14. The optical element recited in claim 13, wherein the one or more spacer elements of the first set align over the one or more spacer elements of the second set.

15. The optical element recited in claim 13, wherein the one or more spacer elements of the first set are not aligned over the one or more spacer elements of the second set.

16. The optical element recited in claim 13, wherein the one or more spacer elements of the first set and the one or more spacer elements of the second set are not aligned over the eye box.

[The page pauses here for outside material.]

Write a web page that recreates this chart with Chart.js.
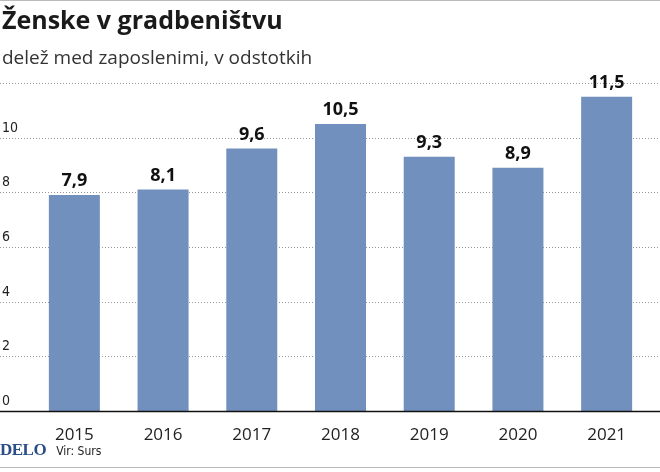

17. A system for presenting virtual objects in a mixed reality environment, the system comprising:

a head mounted display including an optical element allowing images to be displayed from a light source to an eye box and allowing light from real world objects to reach the eye box, the optical element comprising: first and second waveguides spaced from each other by a gap, the first and second waveguides receiving light from the light source and reflecting received light to the eye box, and one or more spacer elements positioned within the gap for maintaining a spacing between the first and second waveguides; and

a processor for generating virtual images for displayed to the eye box from the light source, the one or more spacer elements not interfering with light reaching the eye box from real world objects.

18. The optical element recited in claim 13, wherein the one or more spacer elements are positioned in the gap to minimize interference of the light from the real world objects reaching the eye box.

19. The optical element recited in claim 13, wherein the one or more spacer elements are positioned to evenly support the spacing of the first and second waveguides.

20. The optical element recited in claim 13, wherein the one or more spacer elements are positioned in the gap to minimize interference on pupil expansions, light diffraction, total internal reflection, and light propagation.